DIRECTION: Write each line of the material exactly as given, from the top through the line that contains "2015 i 2016", and omit all pictures.

INFORMATION PROVIDED:

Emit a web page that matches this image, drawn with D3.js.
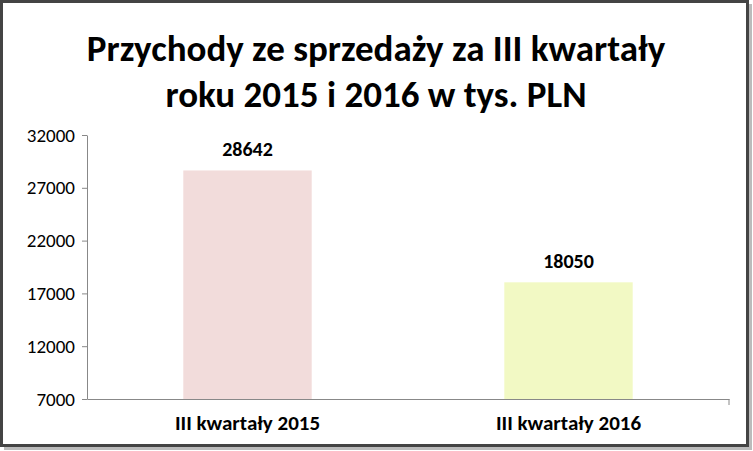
<!DOCTYPE html>
<html><head><meta charset="utf-8">
<script src="https://cdn.jsdelivr.net/npm/d3@7"></script>
<style>body{margin:0;background:#fff}svg{font-family:Carlito,Lato,"Open Sans",sans-serif}</style>
</head><body><div id="chart"></div>
<script>
// Chart values
const categories = ["III kwartały 2015", "III kwartały 2016"];
const values = [28642, 18050];
const colors = ["#f2dcdb", "#f2f9c4"];
const yTicks = [7000, 12000, 17000, 22000, 27000, 32000];

const W = 753, H = 451;
const MARGIN = { left: 87, right: 24, top: 135, bottom: 52 };

const svg = d3.select("#chart").append("svg").attr("width", W).attr("height", H);

// frame with a slight shadow
svg.append("rect").attr("x", 4).attr("y", 4).attr("width", W - 5).attr("height", H - 5).attr("fill", "#bbb");
svg.append("rect").attr("x", 1.5).attr("y", 1.5).attr("width", W - 7).attr("height", H - 7)
    .attr("fill", "#fff").attr("stroke", "#444").attr("stroke-width", 3);

svg.append("text").attr("x", 376).attr("y", 61).attr("text-anchor", "middle")
    .attr("font-size", 37).attr("font-weight", "bold").text("Przychody ze sprzedaży za III kwartały");
svg.append("text").attr("x", 376).attr("y", 107).attr("text-anchor", "middle")
    .attr("font-size", 37).attr("font-weight", "bold").text("roku 2015 i 2016 w tys. PLN");

const x = d3.scaleBand().domain(categories).range([MARGIN.left, W - MARGIN.right])
    .paddingInner(0.6).paddingOuter(0.3);
const y = d3.scaleLinear().domain([7000, 32000]).range([H - MARGIN.bottom, MARGIN.top]);

svg.selectAll(".bar").data(values).enter().append("rect")
    .attr("class", "bar")
    .attr("x", (d, i) => x(categories[i]))
    .attr("y", d => y(d))
    .attr("width", x.bandwidth())
    .attr("height", d => y(7000) - y(d))
    .attr("fill", (d, i) => colors[i]);

svg.selectAll(".lbl").data(values).enter().append("text")
    .attr("x", (d, i) => x(categories[i]) + x.bandwidth() / 2)
    .attr("y", d => y(d) - 14)
    .attr("text-anchor", "middle").attr("font-size", 20).attr("font-weight", "bold")
    .text(d => d);

const yAxis = svg.append("g").attr("transform", `translate(${MARGIN.left},0)`)
    .call(d3.axisLeft(y).tickValues(yTicks).tickSize(5).tickSizeOuter(0).tickPadding(7).tickFormat(d3.format("d")));
yAxis.selectAll("text").attr("font-size", 19).attr("fill", "#000").attr("font-family", "Carlito,Lato,sans-serif");

const xAxis = svg.append("g").attr("transform", `translate(0,${y(7000)})`)
    .call(d3.axisBottom(x).tickSize(0).tickSizeOuter(0).tickPadding(16));
xAxis.selectAll("text").attr("font-size", 21).attr("font-weight", "bold").attr("fill", "#000")
    .attr("font-family", "Carlito,Lato,sans-serif");
svg.append("line").attr("x1", W - MARGIN.right).attr("x2", W - MARGIN.right)
    .attr("y1", y(7000)).attr("y2", y(7000) + 6).attr("stroke", "#888");
svg.selectAll(".domain").attr("stroke", "#888");
svg.selectAll(".tick line").attr("stroke", "#888");
</script></body></html>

THE RESULT:
Emit a web page that matches this image, drawn with D3.js.
<!DOCTYPE html>
<html><head><meta charset="utf-8">
<script src="https://cdn.jsdelivr.net/npm/d3@7"></script>
<style>body{margin:0;background:#fff}svg{font-family:Carlito,Lato,"Open Sans",sans-serif}</style>
</head><body><div id="chart"></div>
<script>
// Chart values
const categories = ["III kwartały 2015", "III kwartały 2016"];
const values = [28642, 18050];
const colors = ["#f2dcdb", "#f2f9c4"];
const yTicks = [7000, 12000, 17000, 22000, 27000, 32000];

const W = 753, H = 451;
const MARGIN = { left: 87, right: 24, top: 135, bottom: 52 };

const svg = d3.select("#chart").append("svg").attr("width", W).attr("height", H);

// frame with a slight shadow
svg.append("rect").attr("x", 4).attr("y", 4).attr("width", W - 5).attr("height", H - 5).attr("fill", "#bbb");
svg.append("rect").attr("x", 1.5).attr("y", 1.5).attr("width", W - 7).attr("height", H - 7)
    .attr("fill", "#fff").attr("stroke", "#444").attr("stroke-width", 3);

svg.append("text").attr("x", 376).attr("y", 61).attr("text-anchor", "middle")
    .attr("font-size", 37).attr("font-weight", "bold").text("Przychody ze sprzedaży za III kwartały");
svg.append("text").attr("x", 376).attr("y", 107).attr("text-anchor", "middle")
    .attr("font-size", 37).attr("font-weight", "bold").text("roku 2015 i 2016 w tys. PLN");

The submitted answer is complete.